Spatial Relationship of Immune and Epithelial Cells to Diagnose, Prognosticate and Predict Treatment Efficacy

OVERVIEW

Spatial analysis of tumor microenvironments via multiplex immunohistochemistry

• Captures intercellular spatial relationships for comprehensive immune profiling 
  
• Useful for cancer prognosis, therapy response prediction, tumor microenvironment research 

BACKGROUND

The cancer microenvironment, a complex network of tumor cells, stromal cells, and immune cells, critically influences tumor progression and response to therapies. Traditional methods like standard immunohistochemistry and flow cytometry have been employed to characterize the immune infiltrate of tumors. However, these techniques have significant limitations. Immunohistochemistry is restricted by the number of antigens it can evaluate on a single tissue section, while flow cytometry analyzes cells in suspension, thereby losing valuable spatial information about cell-to-cell interactions. As such, there is a need for methodologies that retain spatial context while providing comprehensive immune profiling.

INNOVATION

Researchers have created a novel tyramide signal amplification (TSA) based multiplex immunohistochemistry (mIHC) technique capable of identifying up to nine unique antigens in situ. This innovation allows for the detailed characterization of multiple cell types within the tumor microenvironment while preserving their spatial relationships.
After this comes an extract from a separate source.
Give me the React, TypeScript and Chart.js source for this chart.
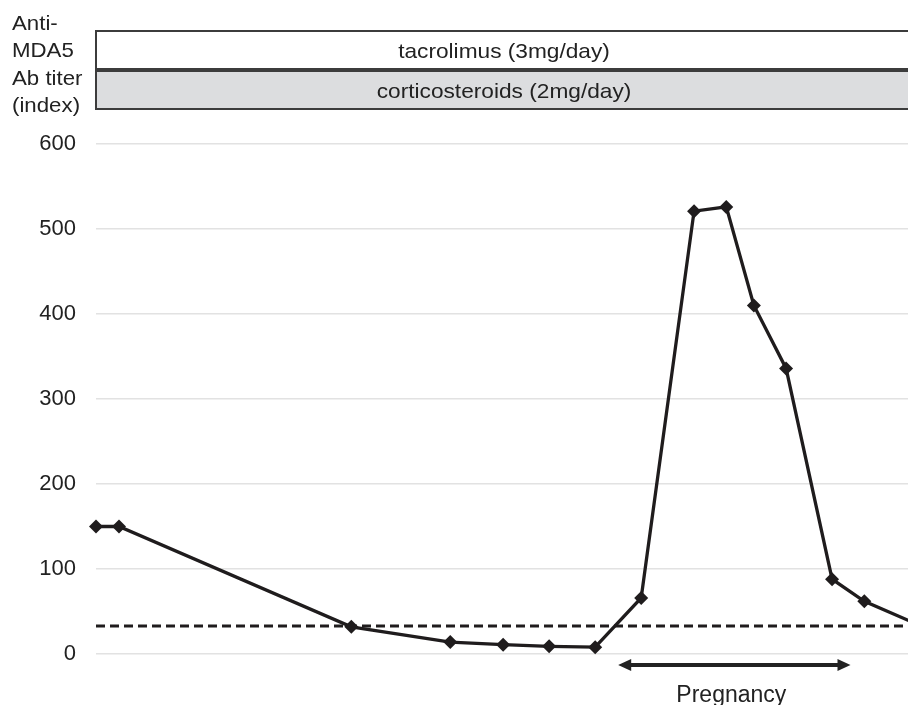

The method has demonstrated the ability to prognosticate survival in patients with metastatic colon cancer through the analysis of intercellular distances and cell engagement. Complex spatial models developed using this technique can also predict immune-epithelial interactions, distinguishing malignant from benign pancreatic pathologies, and identify cellular relationships indicative of therapy response in non-small cell lung cancer. Real-world applications include enhanced cancer diagnosis, improved prognostic assessments, and refined strategies for individualized cancer therapies.